This Couple Has a Long-standing Threesome…With Their Marriage Counselor

Every time they need a tune up, she's there. And it's saved them. 

If you’re a couple in crisis, who you gonna call? How about your friendly, neighborhood marriage counselor? That’s what Sharon did back in 1997, just months before she was about to wed her husband Eric.

“We didn’t have a church, and we wanted to work through all those questions you should ask before you get married,” says Sharon, 46.

 The Ohio-based couple found a counselor through the yellow pages and made their initial appointment. They went to her three or four times. “She helped us through some serious questions, like how we were going to raise children,” Sharon says. 

With their minds at ease, they ended their sessions and made their way to the altar. But it wouldn’t be the last time the three would meet up. 

Seven years later, they were back in their counselor’s office, this time working through the dreaded seven-year itch. Sitting on the comfy couch where they had been years before, they were able to jump right in and confront their issues. 

And that’s how it’s been for nearly 20 years. While Sharon and Eric don’t see their marriage counselor on a consistent basis, they know she’s always there and ready to guide them through their matrimonial storms. And that’s a great way to keep your marriage intact, according to dating and relationship expert Fran Greene, author of “The Flirting Bible.” 

“You go to the emergency room when something horrible happens. Sometimes that can be avoided if you go to your doctor for regular preventive care,” Fran declares. “Think of counseling as a prescription for a healthy marriage.”

A third party trained in dealing with relationships, “can help you communicate with your spouse when you two are having problems,” Fran says. 
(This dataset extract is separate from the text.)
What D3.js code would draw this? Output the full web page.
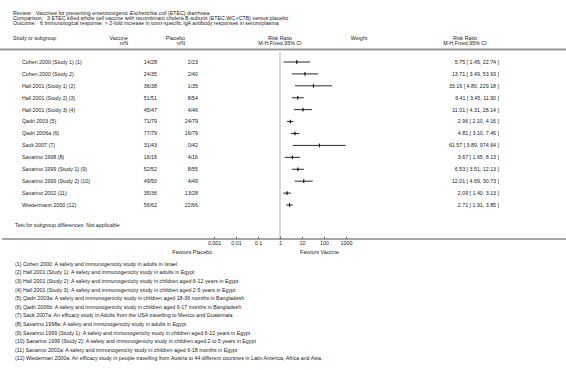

Or maybe you just need her to help you hash through a grand life decision

Sharon and her husband returned to their counselor again just a few years later. 

“It was when we were contemplating having a third child,” she explains. “It was great to be with someone who knows us so we could get right into it.”

They returned again a few years after that, to deal with a personal family tragedy.

The last time they went, earlier this year, was to help them rediscover their loving selves. “It’s a lot of work with three kids and taking care of our elderly parents, who live with us,” Sharon confesses. “We had been great partners, but lost us.”

Their counselor suggested they find time for themselves every day to reconnect. “We decided that at 10 p.m., we lock our bedroom door for a half hour. We don’t always have sex,” she says with a chuckle. “It’s our private time to watch TV or show each other a funny video. We can do anything and know we’re not going to be interrupted. Now it’s time we look forward to.”

“The best kind of therapist will help you identify what your issues are and give advice on how and what to do in response. It’s a sign of a healthy relationship to seek help before it gets bad,” Fran explains.

She points out that having a marriage counselor throughout your union is not a sign of weakness.  

“It actually shows just how devoted you both are to making this marriage last.”